Badly Bloated Blogs (And How To Avoid Them)
Bryan Way
A few weeks ago I contributed my first entry to the blog. This may not seem like much to most people (actually I should say everyone), but this was a large deal for me because it meant that the sites build is in a stable enough state for public use. So - being the milestone that it was - I ran the publish script, broke out a drink, and relaxed for a few minutes as I knew the hardest part was behind me.
As I was describing the site to a cohort the next day he asked me a simple question: why go through the trouble of building a blog platform from scratch?
Well, good friend, I'm glad you asked. Let me show you in detail.
Static vs. Dynamic Pages
A lot of people tend to blow off the difference between a static page and a dynamic page because of how minuscule the performance differences are. But are the differences really that minor? Truth is, it depends.
If you're serving a static file the web server should be handling the process of loading the file, handling any compression and encryption needed, then writing the buffer to the TCP socket connection and continuing on its merry way.
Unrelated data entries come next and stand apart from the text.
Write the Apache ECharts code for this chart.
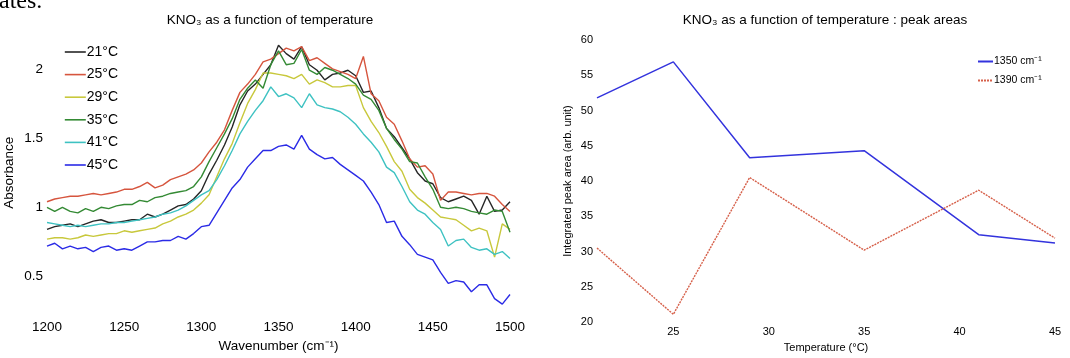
<!DOCTYPE html>
<html>
<head>
<meta charset="utf-8">
<script src="https://cdn.jsdelivr.net/npm/echarts@6/dist/echarts.min.js"></script>
<style>
html,body{margin:0;padding:0;background:#fff;}
#c{width:1070px;height:358px;}
</style>
</head>
<body>
<div id="c"></div>
<script>
// ---- Left panel: absorbance spectra ----
const wavenumbers = [1200,1205,1210,1215,1220,1225,1230,1235,1240,1245,
  1250,1255,1260,1265,1270,1275,1280,1285,1290,1295,
  1300,1305,1310,1315,1320,1325,1330,1335,1340,1345,
  1350,1355,1360,1365,1370,1375,1380,1385,1390,1395,
  1400,1405,1410,1415,1420,1425,1430,1435,1440,1445,
  1450,1455,1460,1465,1470,1475,1480,1485,1490,1495,1500];
const abs21 = [0.84,0.86,0.87,0.88,0.86,0.88,0.90,0.91,0.89,0.89,
  0.90,0.91,0.91,0.95,0.93,0.95,0.98,1.01,1.02,1.06,
  1.12,1.24,1.34,1.45,1.58,1.74,1.84,1.89,1.96,2.03,
  2.17,2.11,2.07,2.16,2.03,1.99,1.92,1.96,1.97,1.99,
  1.95,1.83,1.84,1.72,1.57,1.51,1.43,1.35,1.25,1.19,
  1.17,1.07,1.04,1.06,1.08,1.05,0.95,1.08,0.97,0.98,1.04];
const abs25 = [1.04,1.06,1.07,1.08,1.08,1.09,1.10,1.09,1.10,1.11,
  1.13,1.13,1.15,1.18,1.14,1.16,1.20,1.22,1.24,1.27,
  1.32,1.40,1.47,1.56,1.70,1.83,1.89,1.96,2.05,2.07,
  2.11,2.15,2.13,2.16,2.06,2.08,2.04,2.00,1.98,1.96,
  1.93,2.09,1.82,1.77,1.65,1.60,1.48,1.35,1.29,1.30,
  1.24,1.05,1.11,1.11,1.10,1.09,1.10,1.10,1.08,1.02,0.97];
const abs29 = [0.77,0.78,0.78,0.77,0.78,0.80,0.79,0.80,0.81,0.81,
  0.83,0.82,0.83,0.84,0.85,0.88,0.90,0.93,0.95,0.98,
  1.03,1.09,1.22,1.35,1.46,1.61,1.75,1.85,1.97,1.97,
  1.96,1.95,1.93,1.96,1.89,1.92,1.90,1.87,1.87,1.88,
  1.88,1.72,1.62,1.54,1.44,1.33,1.26,1.13,1.07,1.03,
  0.98,0.93,0.92,0.91,0.87,0.83,0.85,0.83,0.64,0.88,0.84];
const abs35 = [1.00,0.97,1.00,0.97,0.96,0.99,0.97,1.00,0.99,1.01,
  1.02,1.02,1.05,1.04,1.07,1.08,1.10,1.11,1.12,1.15,
  1.22,1.33,1.43,1.53,1.64,1.78,1.86,1.92,1.86,2.03,
  2.13,2.03,2.04,2.14,1.99,1.96,2.01,1.99,1.96,1.93,
  1.89,1.81,1.78,1.70,1.57,1.49,1.42,1.33,1.32,1.22,
  1.13,1.00,0.99,1.00,0.99,0.97,0.96,0.95,0.98,0.97,0.82];
const abs41 = [0.89,0.88,0.87,0.86,0.87,0.86,0.87,0.88,0.88,0.89,
  0.89,0.90,0.91,0.92,0.93,0.95,0.96,0.98,1.01,1.05,
  1.09,1.12,1.20,1.30,1.41,1.53,1.62,1.70,1.77,1.87,
  1.80,1.82,1.79,1.72,1.82,1.74,1.72,1.71,1.69,1.65,
  1.60,1.53,1.47,1.40,1.29,1.25,1.15,1.04,0.98,0.95,
  0.89,0.84,0.72,0.76,0.77,0.71,0.69,0.70,0.66,0.68,0.63];
const abs45 = [0.72,0.74,0.70,0.72,0.70,0.71,0.68,0.71,0.72,0.69,
  0.70,0.69,0.72,0.75,0.75,0.76,0.76,0.79,0.77,0.81,
  0.86,0.87,0.96,1.05,1.14,1.20,1.29,1.35,1.41,1.41,
  1.44,1.45,1.42,1.52,1.42,1.38,1.35,1.36,1.31,1.27,
  1.23,1.19,1.11,1.02,0.89,0.90,0.79,0.73,0.66,0.64,
  0.62,0.53,0.45,0.47,0.46,0.39,0.44,0.44,0.34,0.30,0.37];
const spectraNames = ['21°C','25°C','29°C','35°C','41°C','45°C'];
const spectraColors = ['#262626','#d6553e','#c8c83c','#348a34','#3ec2c2','#2b2be6'];
const spectraValues = [abs21, abs25, abs29, abs35, abs41, abs45];
const wavenumberTicks = [1200,1250,1300,1350,1400,1450,1500];
const absorbanceTicks = [0.5,1,1.5,2];

// ---- Right panel: integrated peak areas ----
const temperatures = [21,25,29,35,41,45];
const area1350 = [51.8,56.9,43.3,44.3,32.4,31.2];
const area1390 = [30.5,21.1,40.5,30.2,38.7,31.9];
const areaNames = ['1350 cm⁻¹','1390 cm⁻¹'];
const temperatureTicks = [25,30,35,40,45];

const FONT = '"Liberation Sans", Arial, Helvetica, sans-serif';
const chart = echarts.init(document.getElementById('c'), null, {renderer:'canvas'});

const spectraSeries = spectraNames.map((name, k) => ({
  type:'line', name, xAxisIndex:0, yAxisIndex:0,
  data: wavenumbers.map((w, j) => [w, spectraValues[k][j]]),
  symbol:'none', showSymbol:false, animation:false,
  lineStyle:{width:1.4, color:spectraColors[k]},
  itemStyle:{color:spectraColors[k]}
}));

const option = {
  backgroundColor:'#fff',
  animation:false,
  textStyle:{fontFamily:FONT},
  grid:[
    {left:47, top:34.25, width:463, height:282.8},
    {left:597, top:40, width:458, height:283.3}
  ],
  xAxis:[
    {gridIndex:0, type:'value', min:1200, max:1500, interval:50,
     axisLine:{show:false}, axisTick:{show:false}, splitLine:{show:false},
     axisLabel:{fontSize:13.5, color:'#000', margin:9, fontFamily:FONT,
       formatter:v => wavenumberTicks.includes(v) ? String(v) : ''},
     name:'Wavenumber (cm⁻¹)', nameLocation:'middle', nameGap:27,
     nameTextStyle:{fontSize:13.5, color:'#000', fontFamily:FONT}},
    {gridIndex:1, type:'value', min:21, max:45, interval:1,
     axisLine:{show:false}, axisTick:{show:false}, splitLine:{show:false},
     axisLabel:{fontSize:11, color:'#000', margin:4, fontFamily:FONT,
       formatter:v => temperatureTicks.includes(v) ? String(v) : ''},
     name:'Temperature (°C)', nameLocation:'middle', nameGap:17,
     nameTextStyle:{fontSize:11, color:'#000', fontFamily:FONT}}
  ],
  yAxis:[
    {gridIndex:0, type:'value', min:0.25, max:2.25, interval:0.25,
     axisLine:{show:false}, axisTick:{show:false}, splitLine:{show:false},
     axisLabel:{fontSize:13.5, color:'#000', margin:4, fontFamily:FONT,
       formatter:v => {const t = absorbanceTicks.find(a => Math.abs(a - v) < 1e-6); return t === undefined ? '' : String(t);}},
     name:'Absorbance', nameLocation:'middle', nameGap:31,
     nameTextStyle:{fontSize:13.5, color:'#000', fontFamily:FONT}},
    {gridIndex:1, type:'value', min:20, max:60, interval:5,
     axisLine:{show:false}, axisTick:{show:false}, splitLine:{show:false},
     axisLabel:{fontSize:11, color:'#000', margin:4, fontFamily:FONT},
     name:'Integrated peak area (arb. unit)', nameLocation:'middle', nameGap:24,
     nameTextStyle:{fontSize:11, color:'#000', fontFamily:FONT}}
  ],
  legend:[
    {data:spectraNames, orient:'vertical', left:64, top:45, itemWidth:21, itemHeight:14,
     itemGap:8.6, padding:0, itemStyle:{opacity:0}, lineStyle:{width:1.6},
     textStyle:{fontSize:14, color:'#000', fontFamily:FONT, lineHeight:14, padding:[0,0,0,-4]}},
    {data:areaNames, orient:'vertical', left:977, top:56, itemWidth:15, itemHeight:10,
     itemGap:8, padding:0, itemStyle:{opacity:0},
     textStyle:{fontSize:10.5, color:'#000', fontFamily:FONT, lineHeight:10, padding:[0,0,0,-4]}}
  ],
  graphic:[
    {type:'text', x:270, y:20, silent:true,
     style:{text:'KNO₃ as a function of temperature', align:'center', verticalAlign:'middle',
       font:'13.5px ' + FONT, fill:'#000'}},
    {type:'text', x:825, y:20, silent:true,
     style:{text:'KNO₃ as a function of temperature : peak areas', align:'center', verticalAlign:'middle',
       font:'13.5px ' + FONT, fill:'#000'}},
    {type:'text', x:-1, y:14, silent:true,
     style:{text:'ates.', align:'left', verticalAlign:'bottom',
       font:'24px "Liberation Serif", "Times New Roman", serif', fill:'#000'}}
  ],
  series: spectraSeries.concat([
    {type:'line', name:areaNames[0], xAxisIndex:1, yAxisIndex:1,
     data: temperatures.map((t, j) => [t, area1350[j]]),
     symbol:'none', showSymbol:false, lineStyle:{width:1.5, color:'#3333dd'}, itemStyle:{color:'#3333dd'}},
    {type:'line', name:areaNames[1], xAxisIndex:1, yAxisIndex:1,
     data: temperatures.map((t, j) => [t, area1390[j]]),
     symbol:'none', showSymbol:false, lineStyle:{width:1.4, color:'#d6604a', type:[2,1]}, itemStyle:{color:'#d6604a'}}
  ])
};
chart.setOption(option);
</script>
</body>
</html>
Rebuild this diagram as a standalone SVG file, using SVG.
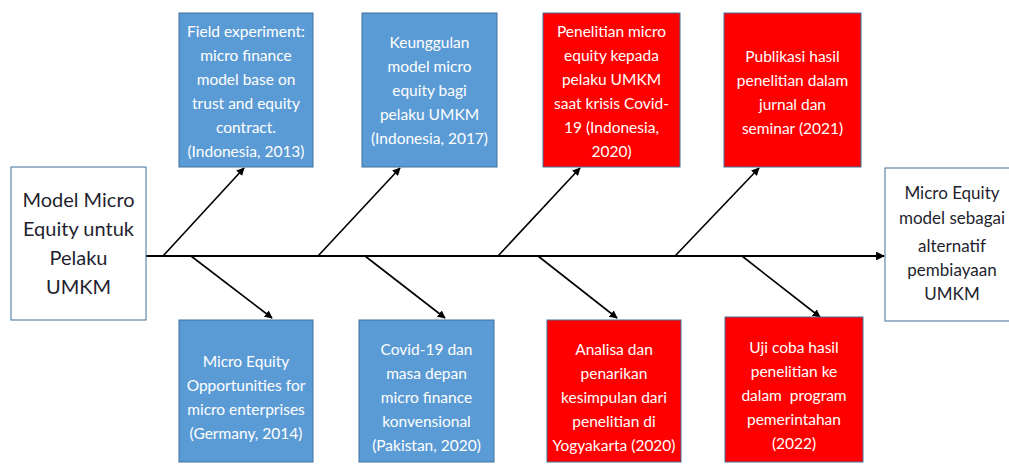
<svg xmlns="http://www.w3.org/2000/svg" width="1009" height="467" viewBox="0 0 1009 467">
<defs>
<marker id="ah" viewBox="0 0 10 10" refX="9" refY="5" markerWidth="5" markerHeight="5" orient="auto" markerUnits="strokeWidth">
<path d="M0,0 L10,5 L0,10 z" fill="#000"/>
</marker>
<marker id="ah2" viewBox="0 0 10 10" refX="9" refY="5" markerWidth="4" markerHeight="4" orient="auto" markerUnits="strokeWidth">
<path d="M0,0 L10,5 L0,10 z" fill="#000"/>
</marker>
<style>
.blue{fill:#5B9BD5;stroke:#41719C;stroke-width:1}
.red{fill:#FF0000;stroke:#41719C;stroke-width:1}
.wbox{fill:#FFFFFF;stroke:#41719C;stroke-width:1}
.t{font-family:Lato,"Liberation Sans",sans-serif;font-size:15.5px;fill:#FFFFFF;text-anchor:middle}
.d{font-family:Lato,"Liberation Sans",sans-serif;fill:#1F1F2F;text-anchor:middle}
.c{stroke:#000;stroke-width:1.6;fill:none;marker-end:url(#ah)}
.s{stroke:#000;stroke-width:2.2;fill:none;marker-end:url(#ah2)}
</style>
</defs>
<rect width="1009" height="467" fill="#FFFFFF"/>
<g id="connectors">
<line class="s" x1="146" y1="256" x2="884" y2="256"/>
<line class="c" x1="163" y1="256" x2="244" y2="168"/>
<line class="c" x1="318" y1="256" x2="400" y2="168"/>
<line class="c" x1="498" y1="256" x2="580" y2="168"/>
<line class="c" x1="675" y1="256" x2="759" y2="168"/>
<line class="c" x1="191" y1="256" x2="272" y2="318"/>
<line class="c" x1="365" y1="256" x2="445" y2="318"/>
<line class="c" x1="538" y1="256" x2="617" y2="318"/>
<line class="c" x1="742" y1="256" x2="820" y2="317"/>
</g>
<g id="start">
<rect class="wbox" x="11" y="167" width="135" height="153"/>
<text class="d" font-size="20" x="78.5"><tspan x="78.5" y="207">Model Micro</tspan><tspan x="78.5" y="236">Equity untuk</tspan><tspan x="78.5" y="265">Pelaku</tspan><tspan x="78.5" y="294">UMKM</tspan></text>
</g>
<g id="end">
<rect class="wbox" x="885" y="168" width="130" height="153"/>
<text class="d" font-size="17" x="952"><tspan x="952" y="199">Micro Equity</tspan><tspan x="952" y="224">model sebagai</tspan><tspan x="952" y="252">alternatif</tspan><tspan x="952" y="276">pembiayaan</tspan><tspan x="952" y="300">UMKM</tspan></text>
</g>
<g id="n1">
<rect class="blue" x="179" y="13" width="134" height="154"/>
<text class="t"><tspan x="246" y="37">Field experiment:</tspan><tspan x="246" y="61">micro finance</tspan><tspan x="246" y="85">model base on</tspan><tspan x="246" y="109">trust and equity</tspan><tspan x="246" y="133">contract.</tspan><tspan x="246" y="157">(Indonesia, 2013)</tspan></text>
</g>
<g id="n2">
<rect class="blue" x="362" y="13" width="135" height="154"/>
<text class="t"><tspan x="429.5" y="48">Keunggulan</tspan><tspan x="429.5" y="72">model micro</tspan><tspan x="429.5" y="96">equity bagi</tspan><tspan x="429.5" y="120">pelaku UMKM</tspan><tspan x="429.5" y="144">(Indonesia, 2017)</tspan></text>
</g>
<g id="n3">
<rect class="red" x="543" y="13" width="137" height="154"/>
<text class="t"><tspan x="611.5" y="37">Penelitian micro</tspan><tspan x="611.5" y="61">equity kepada</tspan><tspan x="611.5" y="85">pelaku UMKM</tspan><tspan x="611.5" y="109">saat krisis Covid-</tspan><tspan x="611.5" y="133">19 (Indonesia,</tspan><tspan x="611.5" y="157">2020)</tspan></text>
</g>
<g id="n4">
<rect class="red" x="724" y="13" width="137" height="154"/>
<text class="t"><tspan x="792.5" y="62">Publikasi hasil</tspan><tspan x="792.5" y="86">penelitian dalam</tspan><tspan x="792.5" y="110">jurnal dan</tspan><tspan x="792.5" y="134">seminar (2021)</tspan></text>
</g>
<g id="n5">
<rect class="blue" x="179" y="320" width="134" height="142"/>
<text class="t"><tspan x="246" y="367">Micro Equity</tspan><tspan x="246" y="391">Opportunities for</tspan><tspan x="246" y="415">micro enterprises</tspan><tspan x="246" y="439">(Germany, 2014)</tspan></text>
</g>
<g id="n6">
<rect class="blue" x="359" y="320" width="135" height="142"/>
<text class="t"><tspan x="426.5" y="355">Covid-19 dan</tspan><tspan x="426.5" y="379">masa depan</tspan><tspan x="426.5" y="403">micro finance</tspan><tspan x="426.5" y="427">konvensional</tspan><tspan x="426.5" y="451">(Pakistan, 2020)</tspan></text>
</g>
<g id="n7">
<rect class="red" x="547" y="320" width="134" height="142"/>
<text class="t"><tspan x="614" y="355">Analisa dan</tspan><tspan x="614" y="379">penarikan</tspan><tspan x="614" y="403">kesimpulan dari</tspan><tspan x="614" y="427">penelitian di</tspan><tspan x="614" y="451">Yogyakarta (2020)</tspan></text>
</g>
<g id="n8">
<rect class="red" x="725" y="317" width="138" height="145"/>
<text class="t"><tspan x="794" y="353">Uji coba hasil</tspan><tspan x="794" y="377">penelitian ke</tspan><tspan x="794" y="401">dalam&#160; program</tspan><tspan x="794" y="425">pemerintahan</tspan><tspan x="794" y="449">(2022)</tspan></text>
</g>
</svg>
Simple enough, right?
So then ideally, if you're serving a dynamic file the process should be more or less the same just instead of reading a file off the filesystem the web server would instead be handed the content from some server side application that runs upon a page request. I say ideally, because that's not exactly the case in every situation.
What makes dynamic content a variable factor? Well namely the runtime environment the dynamic page is being generated in. It's no secret that not every runtime environment is built to the same standards and some fare poorly in comparison to other runtimes. For example, PHP get's absolutely obliterated in comparison to the performance of .NET/Mono ASP because of just-in-time compilation, but I digress.
Basically put, static content should be for serving pages that shouldn't change per request, where dynamic pages are there to allow for page generation on the fly.
What's In A Blog Article
Now here's a really good question: why should a blog article be a dynamic page when the article content itself isn't subject to change per request?
This is the primary reason why I'm not a fan of using existing blog platforms that I can self host. It really makes you wonder why the system needs to constantly generate a page for a page that shouldn't change too often. To add on that, some blogging platforms access database tables upon each page request, fetching the same data. The most well-known of these kinds of offenders is WordPress, which is currently written in PHP using MySQL as its database. It literally makes no sense to do something like this when your system is supposed to be the primary point of data entry and retrieval, you would think this sense of ownership would eliminate the need to constantly query article data.
When I first began development of this site I was actually going to use WordPress. After configuring my server with MySQL, Apache, and PHP and configuring the default configs to match my RAM and environment needs I set off on an attempt to get a simple WordPress blog running. Event with all the fine tuning I did, average page load for a WordPress site clocked in around half a second, with no cache plugins added to the mix...
Now I'm not writing this article to bash on WordPress. It's true that it cannot handle as heavy of a load without some beefed up hardware, but my goal isn't to bring its flaws to light as that does nothing for my point. I'm simple stating this is a prime example of architectural flaws, and what I aimed at fixing in the development of my own blog system.
Now there are a few features that are missing here that are prevalent in most blog platforms, two of the major ones are admin controls and comments. But these aren't features that I'm exactly keen on having at the moment, and quite honestly there are plenty of other methods to implement these with use of building API endpoints.
So, I had identified the primary problem - page performance. The longer someone had to wait for a page to load in the more chance I had of them determining that the content wasn't worth the wait. Which leads to wasted resources and that wouldn't make anyone happy.
Write, Review, Publish, Repeat
Eventually I needed use of a static site generator for a different project. One thing led into another and after a bit of development I came out on the other side with staticshock. Like other static site generators, this tool transformed files into actual HTML pages to be served up by web servers. The difference with this was that I had purposefully made it extremely configurable.
Using staticshock, I ended up with the foundation for the build structure of ZeroCodeDesign. Every time I add an article, the site goes through the build process to dynamically create the site and save to disk, waiting to requested through the web server. It is here where I can perform all the optimizations that I need to, such as HTML/CSS/JS minification, image/file compression, and even above-the-fold optimizations.
One byproduct of doing my publishing this way is it gives me the advantage of controlling my blog postings through Git. I've created a Git repository on GitHub where the source YAML documents for every blog posting can be viewed. In fact, if you'd like to take part in the site as well, feel free to fork the repo and make a pull request with your article. As long as it's nothing off topic, I'll be more than happy to publish it!